The first mile was the steepest; the next more gradual. Sometimes we talked. I learned that Perry has long practiced law in Bangor and that he knows my uncle quite well. Sometimes we huffed and puffed, working hard to keep up a good pace. Adam, stripped down to his T-shirt, usually took the lead.
Veering off trail at Stump Pond, we waded in thigh-high snow to steal a good view of the mountain, now much closer.
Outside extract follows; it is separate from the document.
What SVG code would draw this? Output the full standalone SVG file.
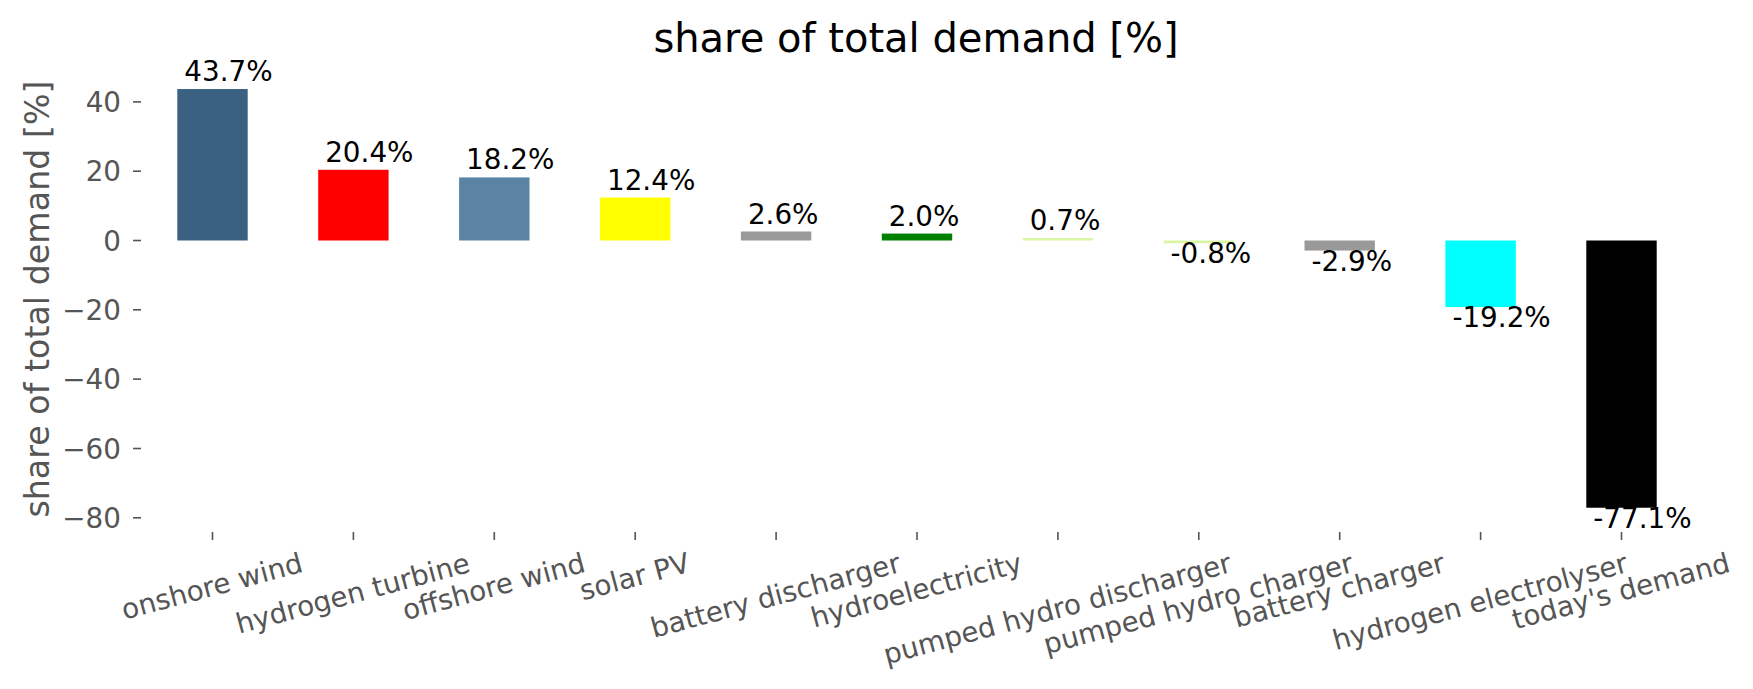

The cloud had lifted from the summit, and we could see snow dancing off the peaks in the wind.
At Abol Campground, we rested on the raised wooden floor of a lean-to and snacked on partially frozen sandwiches and candy bars before strapping on snowshoes and embarked on Abol Trail, the oldest, shortest and steepest route to the summit of Katahdin.
We were fortunate to find the trail packed down by snowshoes and skis. Getting used to the added weight on our feet, we traversed the gradually rising trail through a hardwood forest. We glimpsed Katahdin’s crisp, white ridge to our left, through the gaps between narrow, leafless birch trees groaning in the wind.
“It looks like the top of a meringue pie,” said Adam, thoughtfully, launching us into a conversation about ice cream.
After about an hour, the slope grew steeper and the trees thinned out, revealing just how far up we had climbed. Boulders scattered among stunted snowy evergreens. We had reached the old Abol rock slide, and ahead we could see all the way up the newer, treeless slide. The river of boulders leads to the edge of the Tablelands, a flat world of stunted shrubbery and glacial erratics. It rises slowly from 4,600 feet to the summit, Baxter Peak, at 5,268 above sea level.
We hiked hard, digging the metal spikes of our snowshoes into the steep snowy slope. But we hadn’t planned to hike to the summit. We would need crampons, ice axes and warmer gear to make it that far.
At noon, near the top of the old slide, we turned and began our descent. Our backs turned to the mountain, we enjoyed breathtaking views of the frozen land below until we were back in the forest once more.
On the steeper sections, my toes burned from jamming up against the tips of my boots. I solved the problem by sliding down the trail on the seat of my snow pants, lifting my legs in the air to prevent my snowshoes from catching on the packed trail, which was delightfully smooth, though I had to maneuver around a boulder or two.
Adam and Perry ran after me, laughing as I whooped with glee. They couldn’t catch up. It turns out, the fastest way down Abol Slide is sliding.
Though we had hiked much higher than our goal, the mountain’s base, we had caught the bug — the urge to reach the snowy summit. And though I’m no morning person, I would wake up at midnight to accomplish such a lofty goal. In hiking, as in many things, one challenge leads to another, one dream leads to the next.